A WEEK after the Hebron mosque massacre, with most of the West Bank still under 24-hour curfew and all Palestinians barred from entering Israel, Palestinians are complaining bitterly that they are being doubly victimized.
``It is very frustrating that while the victims are confined to their homes, the settlers move about freely,'' says Ghassan al-Khatib, a member of the Palestinian negotiating team to the Middle East peace talks.
Nor did the killing stop when Muslim worshipers at the Ibrahim mosque in Hebron overpowered and killed Jewish settler Baruch Goldstein after he had mowed down at least 40 of their number early Feb. 25.
Another 21 Palestinians have died at the hands of the Israeli Army in clashes since the massacre, the Israeli human rights organization B'tselem reported yesterday.
Almost all of the West Bank's 1.2 million Palestinians remained under curfew for the sixth straight day yesterday, forbidden to leave their homes for any reason.
Israeli Prime Minister Yitzhak Rabin justified the prolonged confinement, saying it was necessary ``to suppress the possibility of confrontation. Better to be under curfew than to bring about bloodshed.''
Mr. Rabin also says he will maintain the closure of the Israeli-occupied territories, barring all Palestinians from entering Israel, ``for as long as we believe it is needed.
``We have to bear in mind the tendency of revenge still in the minds and hearts of many Palestinians,'' he warned. ``I don't need casualties on the Israeli side in addition to the terrible event in Hebron.''
The closure of the territories, imposed a year ago, then progressively relaxed, is keeping approximately 60,000 Palestinians away from their jobs in Israel.
Rabin's concern about clashes, should the curfews be lifted, appeared to be borne out on Wednesday, when one Palestinian youth was killed and a score were wounded in a confrontation with soldiers in Hebron during a two-hour break in the curfew to allow food purchases.

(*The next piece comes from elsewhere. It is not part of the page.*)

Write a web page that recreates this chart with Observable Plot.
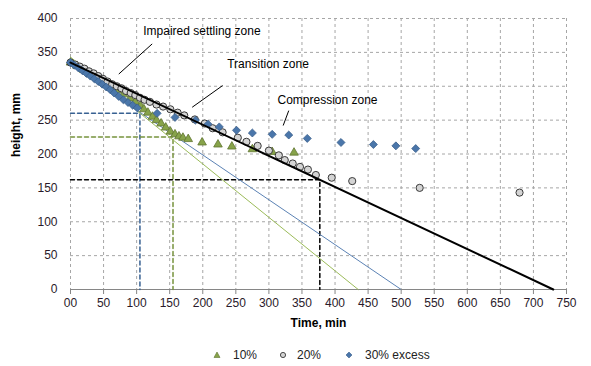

``Lifting the curfew while soldiers are still all over the place does mean more clashes,'' acknowledges Bassam Eid, a field worker for B'tselem. The solution, he says, is for the Army to keep a lower profile.
The B'tselem report urged the government not to reinforce the Army presence in the occupied territories at emotionally tense moments, and also accused soldiers of using undue force in the aftermath of the massacre.
``In none of the cases [of security force killings] investigated by B'tselem were soldiers or police in life-threatening circumstances,'' the report found.
Government spokesman Uri Dromi challenges that, claiming that ``those soldiers were under danger for their lives, and they had to open fire in order to rescue themselves from the situation.''
Soldiers have clearly been jittery in recent days, however, as evidenced by the death of Jewish settler David Baruch on Tuesday night, shot by mistake by troops manning a roadblock.
This week's heavy death-toll follows a pattern set by previous serious incidents: In 1990, 18 Palestinians were killed by security forces in 10 days of clashes after the murder of seven Palestinians by an Israeli. In the 10 days following the deportation of 415 Palestinians in 1992, 11 Palestinians were killed in Khan Yunis refugee camp in Gaza.
Some Palestinians worry that although the curfews might reduce conflict now, the Israeli authorities are storing up trouble for the future.
``The curfews are clearly increasing the frustration'' among Palestinians, according to Dr. Khatib. ``And if people are not allowed to express their anger in mass protests, it is going to be translated into individual acts of suicidal violence,'' he warns.
It was only after the prolonged curfews that followed the 1990 Temple Mount massacre, in which Israeli security forces killed 18 Palestinians, that individual Palestinians took to stabbing attacks in Israel, Khatib points out.